== Collected material ==
□ □ □ □

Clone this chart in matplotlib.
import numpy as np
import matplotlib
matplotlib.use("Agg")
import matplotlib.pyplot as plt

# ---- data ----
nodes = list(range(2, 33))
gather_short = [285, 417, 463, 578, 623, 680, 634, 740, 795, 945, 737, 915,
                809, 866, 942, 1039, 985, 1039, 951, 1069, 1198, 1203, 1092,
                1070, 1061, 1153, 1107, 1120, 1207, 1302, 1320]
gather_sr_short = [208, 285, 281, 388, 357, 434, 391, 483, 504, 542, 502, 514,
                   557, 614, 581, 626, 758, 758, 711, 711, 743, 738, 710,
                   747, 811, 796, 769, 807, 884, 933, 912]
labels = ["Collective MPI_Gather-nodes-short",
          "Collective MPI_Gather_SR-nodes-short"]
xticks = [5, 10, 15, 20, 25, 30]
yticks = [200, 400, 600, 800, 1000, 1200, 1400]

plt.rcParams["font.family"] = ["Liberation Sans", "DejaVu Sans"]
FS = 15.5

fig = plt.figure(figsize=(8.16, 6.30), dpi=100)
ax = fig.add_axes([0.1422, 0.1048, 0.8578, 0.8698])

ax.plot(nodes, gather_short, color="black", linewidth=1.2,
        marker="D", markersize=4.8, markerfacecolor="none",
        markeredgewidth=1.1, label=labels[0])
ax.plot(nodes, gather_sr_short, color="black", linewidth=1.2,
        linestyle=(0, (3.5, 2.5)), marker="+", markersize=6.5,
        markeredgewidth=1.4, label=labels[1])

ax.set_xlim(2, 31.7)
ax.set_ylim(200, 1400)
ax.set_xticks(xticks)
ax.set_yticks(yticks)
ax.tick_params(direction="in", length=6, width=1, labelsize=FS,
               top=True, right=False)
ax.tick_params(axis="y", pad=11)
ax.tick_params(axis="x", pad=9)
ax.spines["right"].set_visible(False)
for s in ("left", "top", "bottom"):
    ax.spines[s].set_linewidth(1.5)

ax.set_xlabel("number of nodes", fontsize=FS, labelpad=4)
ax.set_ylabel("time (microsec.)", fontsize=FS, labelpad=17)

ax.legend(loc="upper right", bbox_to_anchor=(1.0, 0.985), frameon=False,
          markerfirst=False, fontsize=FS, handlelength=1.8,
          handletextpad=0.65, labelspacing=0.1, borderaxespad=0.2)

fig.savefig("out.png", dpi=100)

□ □ □ □

== Goal ==
Could you quote the material above in full, exactly as it stands?

== Exercise answer ==
Clone this chart in matplotlib.
import numpy as np
import matplotlib
matplotlib.use("Agg")
import matplotlib.pyplot as plt

# ---- data ----
nodes = list(range(2, 33))
gather_short = [285, 417, 463, 578, 623, 680, 634, 740, 795, 945, 737, 915,
                809, 866, 942, 1039, 985, 1039, 951, 1069, 1198, 1203, 1092,
                1070, 1061, 1153, 1107, 1120, 1207, 1302, 1320]
gather_sr_short = [208, 285, 281, 388, 357, 434, 391, 483, 504, 542, 502, 514,
                   557, 614, 581, 626, 758, 758, 711, 711, 743, 738, 710,
                   747, 811, 796, 769, 807, 884, 933, 912]
labels = ["Collective MPI_Gather-nodes-short",
          "Collective MPI_Gather_SR-nodes-short"]
xticks = [5, 10, 15, 20, 25, 30]
yticks = [200, 400, 600, 800, 1000, 1200, 1400]

plt.rcParams["font.family"] = ["Liberation Sans", "DejaVu Sans"]
FS = 15.5

fig = plt.figure(figsize=(8.16, 6.30), dpi=100)
ax = fig.add_axes([0.1422, 0.1048, 0.8578, 0.8698])

ax.plot(nodes, gather_short, color="black", linewidth=1.2,
        marker="D", markersize=4.8, markerfacecolor="none",
        markeredgewidth=1.1, label=labels[0])
ax.plot(nodes, gather_sr_short, color="black", linewidth=1.2,
        linestyle=(0, (3.5, 2.5)), marker="+", markersize=6.5,
        markeredgewidth=1.4, label=labels[1])

ax.set_xlim(2, 31.7)
ax.set_ylim(200, 1400)
ax.set_xticks(xticks)
ax.set_yticks(yticks)
ax.tick_params(direction="in", length=6, width=1, labelsize=FS,
               top=True, right=False)
ax.tick_params(axis="y", pad=11)
ax.tick_params(axis="x", pad=9)
ax.spines["right"].set_visible(False)
for s in ("left", "top", "bottom"):
    ax.spines[s].set_linewidth(1.5)

ax.set_xlabel("number of nodes", fontsize=FS, labelpad=4)
ax.set_ylabel("time (microsec.)", fontsize=FS, labelpad=17)

ax.legend(loc="upper right", bbox_to_anchor=(1.0, 0.985), frameon=False,
          markerfirst=False, fontsize=FS, handlelength=1.8,
          handletextpad=0.65, labelspacing=0.1, borderaxespad=0.2)

fig.savefig("out.png", dpi=100)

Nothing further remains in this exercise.